Provincial Brake Standards Act To Be Read In Ontario Legislature
In a press conference at Queen's Park, MPP Guelph Liz Sandals alongside ABS Friction CEO Rick Jamieson outlined Bill 181, an amendment to the Highway and Traffic Act that, if passed, would drastically...
In a press conference at Queen’s Park, MPP Guelph Liz Sandals alongside ABS Friction CEO Rick Jamieson outlined Bill 181, an amendment to the Highway and Traffic Act that, if passed, would drastically change how aftermarket pads are manufactured, distributed, and sold in the province of Ontario. The act is essentially a two-fold proposal calling for minimum provincial standards for aftermarket replacement brake pads and that any aftermarket brake pad sold in Ontario to be asbestos-free. Recently, Bill 181 advanced to its Second Reading and was debated by the Ontario Legislature at Queen’s Park.
“The brake pads manufactured in Ontario are safe, but not all brake pads currently sold in Ontario are necessarily safe,” said Liz Sandals, MPP for Guelph. “My Private Member’s Bill seeks to ensure that Ontario drivers have safe and reliable brake pads.”
While there are voluntary standards in place by the Automotive Manufacturers Equipment Compliance Agency (AMECA) and many brake pads are Brake Effectiveness Evaluation Procedure (BEEP) certified, many consumers and trades people are shocked to discover that there is currently no brake standards set by the federal or provincial government. Currently, the only standards in place apply exclusively to the original equipment manufacturers of new vehicles.
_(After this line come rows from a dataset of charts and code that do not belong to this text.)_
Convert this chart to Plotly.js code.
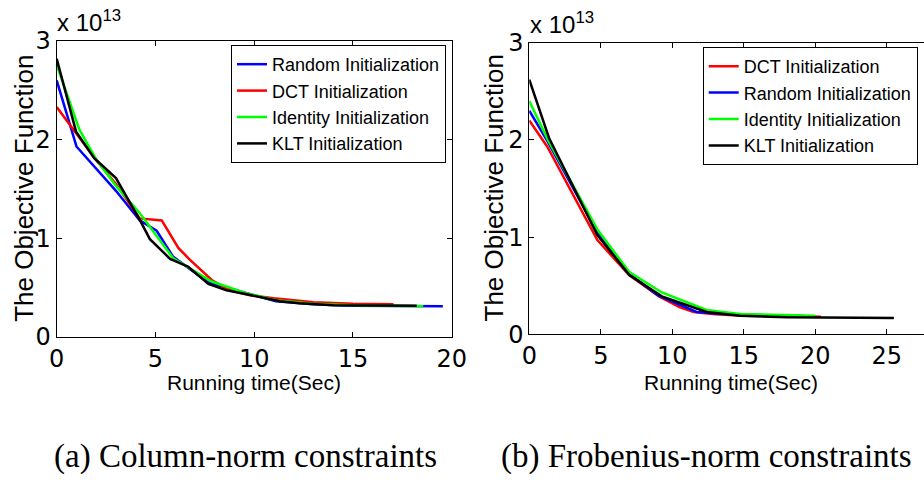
<!DOCTYPE html>
<html>
<head>
<meta charset="utf-8">
<script src="https://cdn.plot.ly/plotly-3.0.1.min.js"></script>
<style>html,body{margin:0;padding:0;background:#fff;}#chart{width:924px;height:486px;}</style>
</head>
<body>
<div id="chart"></div>
<script>
// ---- Data (objective values in units of 1e13) ----
// (a) Column-norm constraints
const colRandomX   = [0, 1.0, 3.0, 4.2, 5.06, 5.9, 7.68, 10, 11.1, 13, 15, 19.55];
const colRandomY   = [2.60, 1.93, 1.48, 1.18, 1.075, 0.81, 0.55, 0.42, 0.36, 0.33, 0.315, 0.31];
const colDctX      = [0, 0.81, 2.0, 3.0, 4.2, 5.32, 6.16, 6.75, 7.85, 8.77, 9.79, 11, 13, 15, 17.05];
const colDctY      = [2.33, 2.11, 1.79, 1.55, 1.20, 1.18, 0.90, 0.78, 0.575, 0.47, 0.42, 0.39, 0.35, 0.335, 0.33];
const colIdentityX = [0, 1.15, 2.0, 3.0, 4.22, 5.9, 7.85, 9.62, 11.1, 13, 15, 18.56];
const colIdentityY = [2.76, 2.10, 1.80, 1.53, 1.25, 0.795, 0.56, 0.44, 0.37, 0.335, 0.32, 0.31];
const colKltX      = [0, 0.98, 1.9, 3.0, 4.22, 4.72, 5.74, 6.66, 7.68, 8.6, 9.62, 10.3, 11.3, 12.3, 14, 18.23];
const colKltY      = [2.82, 2.08, 1.81, 1.61, 1.18, 0.99, 0.79, 0.71, 0.535, 0.47, 0.43, 0.40, 0.36, 0.34, 0.32, 0.315];

// (b) Frobenius-norm constraints
const froDctX      = [0, 1.26, 4.76, 6.98, 9.08, 10.5, 11.5, 13, 15, 20.4];
const froDctY      = [2.20, 1.93, 0.97, 0.61, 0.39, 0.28, 0.23, 0.205, 0.19, 0.18];
const froRandomX   = [0, 1.3, 4.8, 7, 9, 10.08, 11.7, 13.5, 15, 19];
const froRandomY   = [2.30, 1.98, 1.04, 0.62, 0.40, 0.33, 0.23, 0.21, 0.20, 0.19];
const froIdentityX = [0, 1.3, 4.8, 7, 9.27, 12.4, 14.75, 17, 20];
const froIdentityY = [2.40, 2.00, 1.07, 0.64, 0.43, 0.25, 0.21, 0.20, 0.19];
const froKltX      = [0, 1.38, 4.76, 7, 9.27, 12.4, 14.75, 18, 25.5];
const froKltY      = [2.62, 2.02, 1.02, 0.61, 0.39, 0.23, 0.19, 0.175, 0.168];

const xTicksA = [0, 5, 10, 15, 20];
const xTicksB = [0, 5, 10, 15, 20, 25];
const yTicks  = [0, 1, 2, 3];

const seriesNames = {
  random: 'Random Initialization',
  dct: 'DCT Initialization',
  identity: 'Identity Initialization',
  klt: 'KLT Initialization'
};
const captionA = '(a) Column-norm constraints';
const captionB = '(b) Frobenius-norm constraints';
const yTitle = 'The Objective Function';
const xTitle = 'Running time(Sec)';
const expText = 'x 10<sup>13</sup>';

// ---- Styling ----
const W = 924, H = 486;
const px = v => v / W;
const py = v => 1 - v / H;
const colors = {random: '#0000ff', dct: '#ff0000', identity: '#00ff00', klt: '#000000'};
const LW = 2.5;
const tickFont = {family: 'DejaVu Sans, Liberation Sans, Arial', size: 24, color: '#000'};
const legFont = {family: 'Liberation Sans, Arial', size: 18, color: '#000'};

function tr(x, y, key, xa, ya, leg) {
  return {x: x, y: y, type: 'scatter', mode: 'lines', name: seriesNames[key],
          line: {color: colors[key], width: LW}, xaxis: xa, yaxis: ya, legend: leg};
}

const data = [
  tr(colRandomX, colRandomY, 'random', 'x', 'y', 'legend'),
  tr(colDctX, colDctY, 'dct', 'x', 'y', 'legend'),
  tr(colIdentityX, colIdentityY, 'identity', 'x', 'y', 'legend'),
  tr(colKltX, colKltY, 'klt', 'x', 'y', 'legend'),
  tr(froDctX, froDctY, 'dct', 'x2', 'y2', 'legend2'),
  tr(froRandomX, froRandomY, 'random', 'x2', 'y2', 'legend2'),
  tr(froIdentityX, froIdentityY, 'identity', 'x2', 'y2', 'legend2'),
  tr(froKltX, froKltY, 'klt', 'x2', 'y2', 'legend2')
];

const axCommon = {
  showgrid: false, zeroline: false, showline: true, linecolor: '#000', linewidth: 1,
  ticks: 'inside', ticklen: 5, tickcolor: '#000', tickwidth: 1,
  tickfont: tickFont, fixedrange: true, automargin: false
};

const aL = 56.7, aR = 451.7, aT = 41, aB = 336.7;
const bL = 529.3, bR = 924, bT = 42.7, bB = 334.3;
const bXmax = (bR - bL) / ((886.7 - 529.3) / 25);

const layout = {
  width: W, height: H,
  margin: {l: 0, r: 0, t: 0, b: 0, pad: 0},
  paper_bgcolor: '#fff', plot_bgcolor: '#fff',
  showlegend: true,
  xaxis: Object.assign({}, axCommon, {domain: [px(aL), px(aR)], range: [0, 20], tickvals: xTicksA, ticktext: xTicksA.map(String), mirror: 'ticks', anchor: 'y'}),
  yaxis: Object.assign({}, axCommon, {domain: [py(aB), py(aT)], range: [0, 3], tickvals: yTicks, ticktext: yTicks.map(String), mirror: 'ticks', anchor: 'x'}),
  xaxis2: Object.assign({}, axCommon, {domain: [px(bL), 1], range: [0, bXmax], tickvals: xTicksB, ticktext: xTicksB.map(String), mirror: 'ticks', anchor: 'y2'}),
  yaxis2: Object.assign({}, axCommon, {domain: [py(bB), py(bT)], range: [0, 3], tickvals: yTicks, ticktext: yTicks.map(String), mirror: false, anchor: 'x2'}),
  legend: {x: px(231), y: py(45), xanchor: 'left', yanchor: 'top', bgcolor: '#fff', bordercolor: '#000', borderwidth: 1, font: legFont, tracegroupgap: 0},
  legend2: {x: px(702.7), y: py(47), xanchor: 'left', yanchor: 'top', bgcolor: '#fff', bordercolor: '#000', borderwidth: 1, font: legFont, tracegroupgap: 0},
  annotations: [
    {text: yTitle, xref: 'paper', yref: 'paper', x: px(24), y: py((aT + aB) / 2), textangle: -90, showarrow: false, xanchor: 'center', yanchor: 'middle', font: {family: 'Liberation Sans, Arial', size: 26, color: '#000'}},
    {text: yTitle, xref: 'paper', yref: 'paper', x: px(493), y: py((bT + bB) / 2), textangle: -90, showarrow: false, xanchor: 'center', yanchor: 'middle', font: {family: 'Liberation Sans, Arial', size: 26, color: '#000'}},
    {text: xTitle, xref: 'paper', yref: 'paper', x: px((aL + aR) / 2), y: py(382), showarrow: false, xanchor: 'center', yanchor: 'middle', font: {family: 'Liberation Sans, Arial', size: 21, color: '#000'}},
    {text: xTitle, xref: 'paper', yref: 'paper', x: px(731), y: py(382), showarrow: false, xanchor: 'center', yanchor: 'middle', font: {family: 'Liberation Sans, Arial', size: 21, color: '#000'}},
    {text: expText, xref: 'paper', yref: 'paper', x: px(55), y: py(38), showarrow: false, xanchor: 'left', yanchor: 'bottom', font: {family: 'Liberation Sans, Arial', size: 24, color: '#000'}},
    {text: expText, xref: 'paper', yref: 'paper', x: px(528), y: py(40), showarrow: false, xanchor: 'left', yanchor: 'bottom', font: {family: 'Liberation Sans, Arial', size: 24, color: '#000'}},
    {text: captionA, xref: 'paper', yref: 'paper', x: px(52), y: py(456), showarrow: false, xanchor: 'left', yanchor: 'middle', font: {family: 'Liberation Serif, DejaVu Serif, serif', size: 33, color: '#000'}},
    {text: captionB, xref: 'paper', yref: 'paper', x: px(499), y: py(456), showarrow: false, xanchor: 'left', yanchor: 'middle', font: {family: 'Liberation Serif, DejaVu Serif, serif', size: 33, color: '#000'}}
  ]
};

Plotly.newPlot('chart', data, layout, {displayModeBar: false, staticPlot: true});
</script>
</body>
</html>
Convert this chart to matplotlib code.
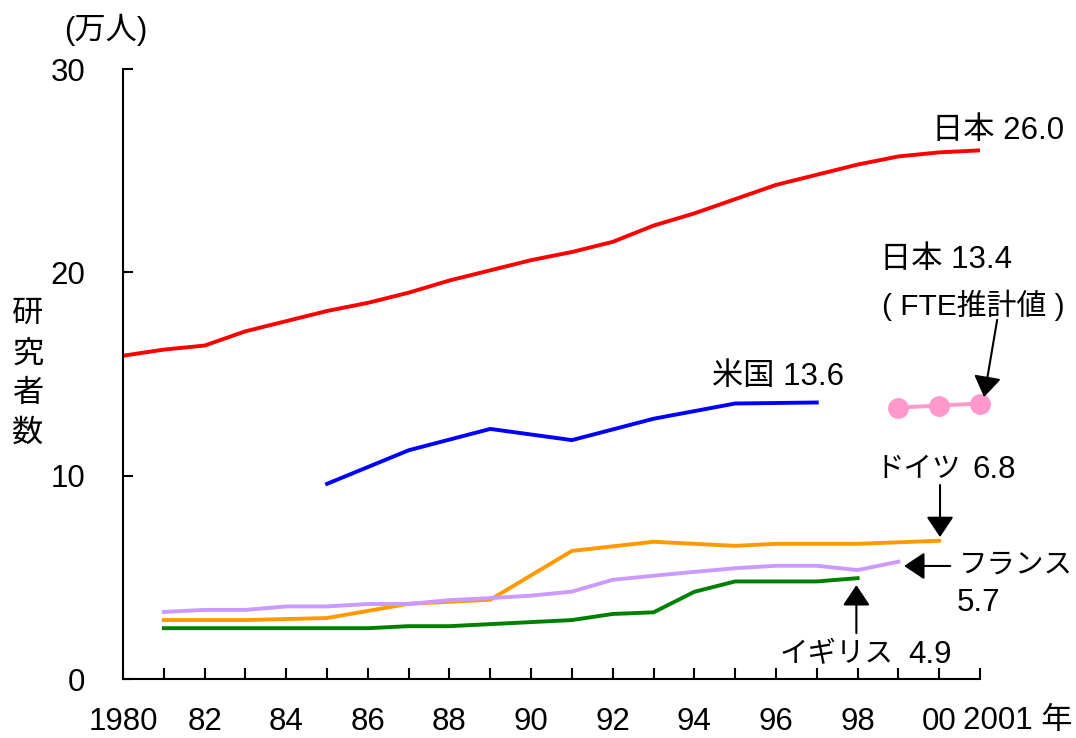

If passed, the act would require cars equipped with aftermarket brake pads meet specified safety standards.
While no Ontario manufacturers are using Asbestos in the manufacturing of brake pads it can still be found in parts manufactured in other jurisdictions, leading many brakes shipped from Canadian, U. S. and overseas markets to contain asbestos. This remains especially hazardous for service technicians and workers who regularly clean the dust from worn brake pads inside the wheel wells. Over time this can lead to asbestos-related diseases such as mesothelioma and lung cancer if the worker is not properly protected.
“This is a good first step and I want to thank MPP Sandals for taking the initiative and showing leadership on this important public safety issue,” said Rick Jamieson, CEO of ABS Friction Corp. “Our industry is proud of our commitment to high standards that ensure the safety of Ontario drivers and our employees.”